Salah satu kunci sukses pengelolaan persediaan barang di sebuah apotek adalah service level 100%. Artinya apotek mampu memenuhi semua permintaan akan obat (baik resep maupun non resep), sehingga ratio penolakannya 0%. Untuk dapat menjamin service level tersebut diperlukan perencanaan (planning) yang sangat matang, jangan sampai ada penumpukan barang (over stock) atau persediaan habis (out of stock). Itulah tugas seorang apoteker sebagai manager. Tujuannya adalah supaya perputaran persediaan atau Inventory Turn Over maksimal, risiko over stock dan out of stock diminimalisir. Bila sudah demikian akan menambah kepuasan pelanggan karena permintaan akan obat selalu terpenuhi. Kepuasan pelanggan akan berimbas kepada loyalitas pelanggan dan juga menambah pelanggan-pelanggan baru.
Tidak hanya barang, uang juga harus dikelola karena uang merupakan hal yang krusial dalam bisnis. Sebaiknya uang hasil penjualan satu hari tidak digabung dengan uang untuk keperluan operasional apotek. Dan uang hasil penjualan satu hari harus sama dengan jumlah barang yang keluar. Jadi jangan sampai ada barang tak ber-uang, atau uang tak bertuan. (silahkan dimengerti sendiri maknanya).
Apoteker di sebuah apotek harus menjadi pemimpin yang baik bagi pegawai yang lain. Memelihara rasa kekeluargaan antar pegawai, memberikan contoh yang baik dan mampu membina pegawai2nya supaya lebih baik. Apoteker juga harus bersikap profesional dalam hal ini, lebih bagus lagi menerapkan reward and punishment sehingga apotek dapat maju dengan pegawai2nya yang berkualitas (bukan hanya kuantitas).
Retailer
Ritel merupakan tahapan akhir dari kanal distribusi, yaitu usaha penjualan barang atau jasa kepada konsumen untuk keperluannya masing-masing. Kunci sukses seorang apoteker sebagai retailer adalah Identifying, stimulating, dan satisfying demands.
Identifying
Identifying
disini maksudnya adalah menganalisis dan mengumpulkan informasi-informasi mengenai konsumen. Informasi tersebut tidak lain adalah jawaban dari pertanyaan-pertanyaan berikut: Siapa yang membeli ? Apa yang mereka beli ? Mengapa mereka membeli ? Bagaimana mereka memutuskan untuk membeli ? Kapan mereka membeli ? Dimana mereka membeli ? Seberapa sering mereka membeli ?
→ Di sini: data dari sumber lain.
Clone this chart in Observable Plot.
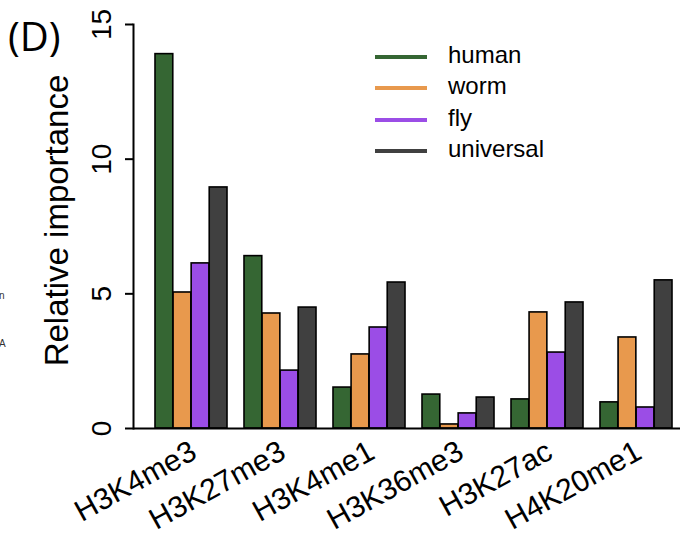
<!DOCTYPE html>
<html>
<head>
<meta charset="utf-8">
<script src="https://cdn.jsdelivr.net/npm/d3@7"></script>
<script src="https://cdn.jsdelivr.net/npm/@observablehq/plot@0.6"></script>
<style>
  body { margin: 0; background: #fff; }
  #wrap { position: relative; width: 680px; height: 536px; overflow: hidden; font-family: "Liberation Sans", Arial, sans-serif; }
  #wrap svg { position: absolute; left: 0; top: 0; }
  .panel { position: absolute; left: 8px; top: 9px; font-family: "Open Sans", sans-serif; font-size: 40px; line-height: 54px; color: #000; }
  .frag { position: absolute; left: -1px; font-size: 10px; color: #333; }
  .legend { position: absolute; left: 375px; top: 40px; }
  .legend .row { position: relative; height: 31.3px; }
  .legend .sw { position: absolute; left: 0; top: 15px; width: 52px; height: 4px; }
  .legend .lab { position: absolute; left: 73px; top: 0; font-size: 24px; line-height: 30px; color: #000; }
</style>
</head>
<body>
<div id="wrap"></div>
<script>
const marks = ["H3K4me3", "H3K27me3", "H3K4me1", "H3K36me3", "H3K27ac", "H4K20me1"];
const series = ["human", "worm", "fly", "universal"];
const human = [13.9, 6.4, 1.52, 1.26, 1.08, 0.97];
const worm = [5.05, 4.27, 2.75, 0.15, 4.31, 3.38];
const fly = [6.13, 2.15, 3.75, 0.56, 2.82, 0.78];
const universal = [8.95, 4.49, 5.42, 1.15, 4.68, 5.5];
const colors = ["#356633", "#E8994D", "#9B4DE6", "#404040"];
const yTicks = [0, 5, 10, 15];
const yLabel = "Relative importance";

const valuesBySeries = [human, worm, fly, universal];
const table = marks.flatMap((m, i) => series.map((s, j) => ({ mark: m, series: s, value: valuesBySeries[j][i] })));

const bw = 72.3;
const n = series.length;
const barMarks = series.map((s, j) =>
  Plot.barY(table.filter(d => d.series === s), {
    x: "mark", y: "value", fill: colors[j], stroke: "#000", strokeWidth: 1.6,
    insetLeft: j * bw / n, insetRight: (n - 1 - j) * bw / n
  })
);

const chart = Plot.plot({
  width: 680, height: 536,
  marginTop: 24, marginBottom: 108, marginLeft: 133, marginRight: 0,
  style: { fontFamily: "'Liberation Sans', Arial, sans-serif", background: "transparent", color: "#000" },
  x: { type: "band", domain: marks, range: [154, 673], paddingInner: 0.19, paddingOuter: 0, axis: null },
  y: { domain: [0, 15], axis: null },
  marks: [
    ...barMarks,
    Plot.ruleY([0], { stroke: "#000", strokeWidth: 2 }),
    Plot.frame({ anchor: "left", stroke: "#000", strokeWidth: 2 }),
    Plot.axisY(yTicks, { tickSize: 8, tickFormat: () => "", strokeWidth: 2, label: null }),
    Plot.text(yTicks, { y: d => d, text: d => String(d), frameAnchor: "left", dx: -31, rotate: -90, fontSize: 28, textAnchor: "middle", lineAnchor: "middle" }),
    Plot.text([yLabel], { frameAnchor: "left", dx: -76, dy: -6, rotate: -90, fontSize: 33, textAnchor: "middle", lineAnchor: "middle" }),
    Plot.text(marks, { x: d => d, text: d => d, frameAnchor: "bottom", dx: 7, dy: 29, rotate: -29, fontSize: 30, textAnchor: "end", lineAnchor: "bottom" })
  ]
});

const wrap = document.getElementById("wrap");
wrap.appendChild(chart);

const panel = document.createElement("div");
panel.className = "panel"; panel.textContent = "(D)";
wrap.appendChild(panel);

[["n", 290], ["A", 338]].forEach(([t, top]) => {
  const f = document.createElement("div");
  f.className = "frag"; f.style.top = top + "px"; f.textContent = t;
  wrap.appendChild(f);
});

const legend = document.createElement("div");
legend.className = "legend";
series.forEach((s, j) => {
  const row = document.createElement("div"); row.className = "row";
  const sw = document.createElement("div"); sw.className = "sw"; sw.style.background = colors[j];
  const lab = document.createElement("div"); lab.className = "lab"; lab.textContent = s;
  row.appendChild(sw); row.appendChild(lab); legend.appendChild(row);
});
wrap.appendChild(legend);
</script>
</body>
</html>
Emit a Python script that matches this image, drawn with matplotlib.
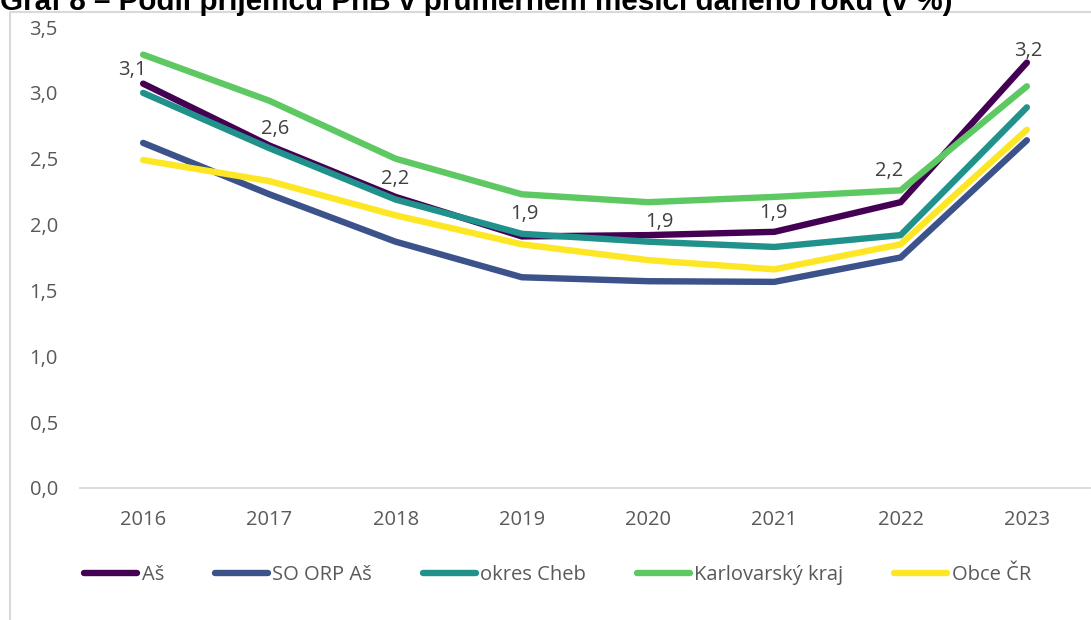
import matplotlib
matplotlib.use("Agg")
import matplotlib.pyplot as plt
from matplotlib.patches import Rectangle

years = ["2016", "2017", "2018", "2019", "2020", "2021", "2022", "2023"]
series_names = ["Aš", "SO ORP Aš", "okres Cheb", "Karlovarský kraj", "Obce ČR"]
as_vals = [3.07, 2.60, 2.21, 1.91, 1.92, 1.945, 2.17, 3.23]
so_orp_vals = [2.62, 2.23, 1.87, 1.60, 1.57, 1.565, 1.75, 2.64]
cheb_vals = [3.00, 2.58, 2.19, 1.93, 1.87, 1.83, 1.92, 2.89]
kraj_vals = [3.29, 2.94, 2.50, 2.23, 2.17, 2.21, 2.26, 3.05]
cr_vals = [2.49, 2.33, 2.07, 1.85, 1.73, 1.66, 1.85, 2.72]
as_labels = ["3,1", "2,6", "2,2", "1,9", "1,9", "1,9", "2,2", "3,2"]
y_ticks = [0.0, 0.5, 1.0, 1.5, 2.0, 2.5, 3.0, 3.5]
y_tick_labels = ["0,0", "0,5", "1,0", "1,5", "2,0", "2,5", "3,0", "3,5"]
colors = ["#440154", "#3b528b", "#21918c", "#5ec962", "#fde725"]
title = "Graf 8 – Podíl příjemců PnB v průměrném měsíci daného roku (v %)"

# label offsets in pixels (dx, dy) relative to the data point (style only)
label_offsets_px = [(-11, 14), (6, 17), (0, 18), (2, 22), (11, 13), (-1, 19), (-11, 31), (1, 12)]

plt.rcParams['font.family'] = ['Open Sans', 'DejaVu Sans']

W, H = 1091, 620
fig = plt.figure(figsize=(W / 100, H / 100), dpi=100)
ax = fig.add_axes([80 / W, 1 - 488 / H, (1090 - 80) / W, (488 - 27) / H])

# chart border
fig.patches.append(Rectangle((10 / W, -0.1), 1.2, 1 - 11.5 / H + 0.1,
                             transform=fig.transFigure, fill=False,
                             edgecolor="#d9d9d9", linewidth=1.5))

x = list(range(len(years)))
all_series = [as_vals, so_orp_vals, cheb_vals, kraj_vals, cr_vals]
for i, (vals, name, c) in enumerate(zip(all_series, series_names, colors)):
    ax.plot(x, vals, color=c, linewidth=4.6, label=name, zorder=3 + i,
            solid_capstyle='round', solid_joinstyle='miter')

for xi, v, lab, (dx, dy) in zip(x, as_vals, as_labels, label_offsets_px):
    ax.annotate(lab, (xi, v), xytext=(dx * 0.72, dy * 0.72), textcoords='offset points',
                ha='center', va='center', fontsize=14.5, color='#404040', zorder=10)

ax.set_xlim(-0.5, 7.5)
ax.set_ylim(0, 3.5)
ax.set_xticks(x)
ax.set_xticklabels(years)
ax.set_yticks(y_ticks)
ax.set_yticklabels(y_tick_labels)
ax.tick_params(axis='both', length=0, labelsize=14.5, labelcolor='#595959')
ax.tick_params(axis='x', pad=16)
ax.tick_params(axis='y', pad=16)
for s in ['top', 'right', 'left']:
    ax.spines[s].set_visible(False)
ax.spines['bottom'].set_color('#d9d9d9')
ax.spines['bottom'].set_linewidth(1.3)

leg = fig.legend(loc='center', bbox_to_anchor=(0.511, 1 - 575 / H), ncol=5,
                 frameon=False, fontsize=14.5, handlelength=2.65, handletextpad=0.22,
                 columnspacing=2.5, labelcolor='#595959')
for h in leg.legend_handles:
    h.set_solid_capstyle('round')

fig.text(0 / W, 1 - 9.5 / H, title, fontsize=21.3, fontweight='bold',
         family=['Liberation Sans', 'DejaVu Sans'], va='baseline', ha='left',
         color='#000000')

fig.savefig("out.png", dpi=100)
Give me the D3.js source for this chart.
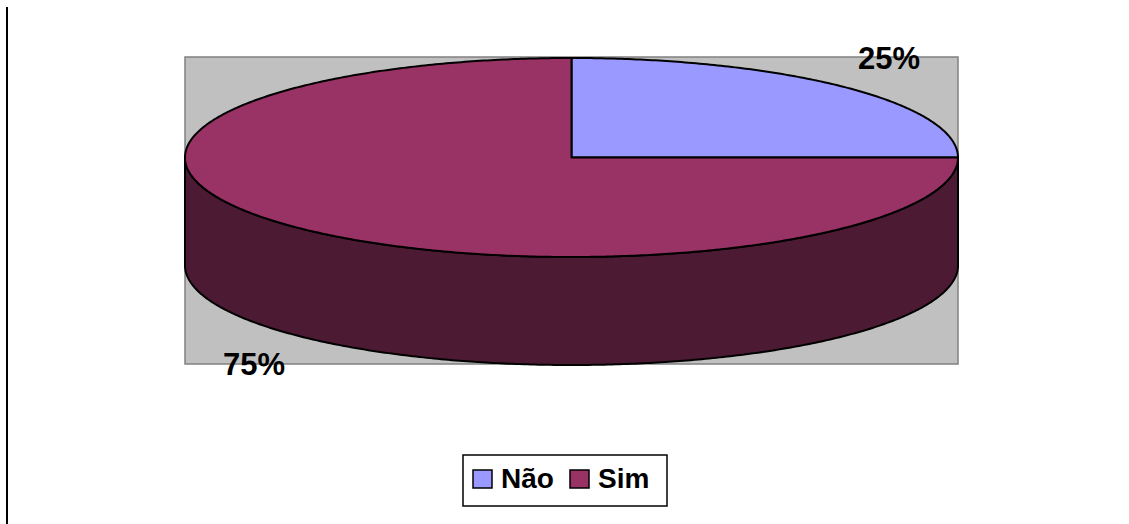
<!DOCTYPE html>
<html>
<head>
<meta charset="utf-8">
<script src="https://cdn.jsdelivr.net/npm/d3@7/dist/d3.min.js"></script>
<style>
  html, body { margin: 0; padding: 0; background: #fff; }
  svg { display: block; }
  text { font-family: Arial, "Liberation Sans", sans-serif; font-weight: bold; fill: #000; }
</style>
</head>
<body>
<svg id="chart" width="1129" height="524"></svg>
<script>
// Survey answers
const categories = ["Não", "Sim"];
const values = [25, 75];
const percentLabels = ["25%", "75%"];
const topColors = ["#9999FF", "#993366"];
const sideColors = ["#4D4D80", "#4D1A33"];

const svg = d3.select("#chart");

// Frame line on the left
svg.append("line")
  .attr("x1", 7).attr("x2", 7).attr("y1", 7).attr("y2", 524)
  .attr("stroke", "#000").attr("stroke-width", 2);

// Plot area
const plot = { x0: 185, x1: 958, y0: 57, y1: 364 };
svg.append("rect")
  .attr("x", plot.x0).attr("y", plot.y0)
  .attr("width", plot.x1 - plot.x0).attr("height", plot.y1 - plot.y0)
  .attr("fill", "#C0C0C0").attr("stroke", "#808080").attr("stroke-width", 1.5);

// Ellipse geometry of the tilted pie
const cx = 571.5, cy = 157.5, rx = 386.5, ry = 99.5, depth = 108;

// Unit-circle to screen scales
const sx = d3.scaleLinear().domain([-1, 1]).range([cx - rx, cx + rx]);
const sy = d3.scaleLinear().domain([-1, 1]).range([cy - ry, cy + ry]);
const px = a => sx(Math.sin(a));
const py = a => sy(-Math.cos(a));

const pie = d3.pie().sort(null).value(d => d)(values);

function arcPoints(a0, a1, dy) {
  const n = Math.max(2, Math.ceil(Math.abs(a1 - a0) / 0.01));
  return d3.range(n + 1).map(i => {
    const a = a0 + (a1 - a0) * i / n;
    return [px(a), py(a) + dy];
  });
}
const line = d3.line();

// Side walls: visible front half (angles between π/2 and 3π/2)
pie.forEach((s, i) => {
  const a0 = Math.max(s.startAngle, Math.PI / 2);
  const a1 = Math.min(s.endAngle, 3 * Math.PI / 2);
  if (a1 <= a0) return;
  const pts = arcPoints(a0, a1, 0).concat(arcPoints(a1, a0, depth));
  svg.append("path")
    .attr("d", line(pts) + "Z")
    .attr("fill", sideColors[i])
    .attr("stroke", "#000").attr("stroke-width", 2).attr("stroke-linejoin", "round");
});

// Top faces
pie.forEach((s, i) => {
  const pts = [[cx, cy]].concat(arcPoints(s.startAngle, s.endAngle, 0));
  svg.append("path")
    .attr("d", line(pts) + "Z")
    .attr("fill", topColors[i])
    .attr("stroke", "#000").attr("stroke-width", 2).attr("stroke-linejoin", "round");
});

// Percent labels
const labelPos = [[889, 69], [254, 375]];
pie.forEach((s, i) => {
  svg.append("text")
    .attr("x", labelPos[i][0]).attr("y", labelPos[i][1])
    .attr("text-anchor", "middle")
    .attr("font-size", 31)
    .text(percentLabels[i]);
});

// Legend
const legend = svg.append("g");
legend.append("rect")
  .attr("x", 463).attr("y", 455).attr("width", 204).attr("height", 51)
  .attr("fill", "#fff").attr("stroke", "#000").attr("stroke-width", 1.5);
const legendX = [473, 570];
categories.forEach((c, i) => {
  legend.append("rect")
    .attr("x", legendX[i]).attr("y", 470).attr("width", 19).attr("height", 18)
    .attr("fill", topColors[i]).attr("stroke", "#000").attr("stroke-width", 1.5);
  legend.append("text")
    .attr("x", legendX[i] + 28).attr("y", 488)
    .attr("font-size", 28)
    .text(c);
});
</script>
</body>
</html>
Seyogyanya apoteker harus mengetahui perilaku-perilaku membeli dari konsumen dengan menjawab pertanyaan-pertanyaan diatas. Misalnya saat musim haji, yang banyak dicari adalah multivitamin dan penambah stamina.
Perilaku membeli tersebut juga dipengaruhi oleh banyak hal, salah satunya adalah profil demografis. Faktor-faktor profil demografis tersebut antara lain usia, gender, pekerjaan, pendidikan, etnis, lokasi dan lain-lain. Bila profil demografis diketahui, maka kita akan segera mengetahui peluang-peluang yang menjanjikan. Misalnya bila apotek terletak didaerah lokalisasi, yang banyak dicari pasti kondom, lubrikan, obat kuat dan lain-lain (Saya tidak mengajarkan hal-hal yang negatif, tapi inilah REALITAS).
Stimulating – Satisfying demands
Setelah menganalis perilaku membeli konsumen, maka selanjutnya harus dilakukan stimulating, yaitu memberi isyarat atau dorongan sosial, komersial dan lain-lain dengan diikuti pemberian informasi-informasi yang dibutuhkan konsumen mengenai produk yang akan dibeli. Hal ini perlu dilakukan karena sepandai-pandainya kita menganalisis perilaku membeli, tetap keputusan akhir terletak pada konsumen.
Tugas selanjutnya setelah konsumen ingin membeli yaitu memenuhi permintaan tersebut. Berikan pelayan yang terbaik, jujur dan penuh kesabaran. Dan yang terpenting adalah produk yang dijual harus tepat kualitas, tepat jumlah, tepat waktu. Inilah yang dimaksud satisfying demands.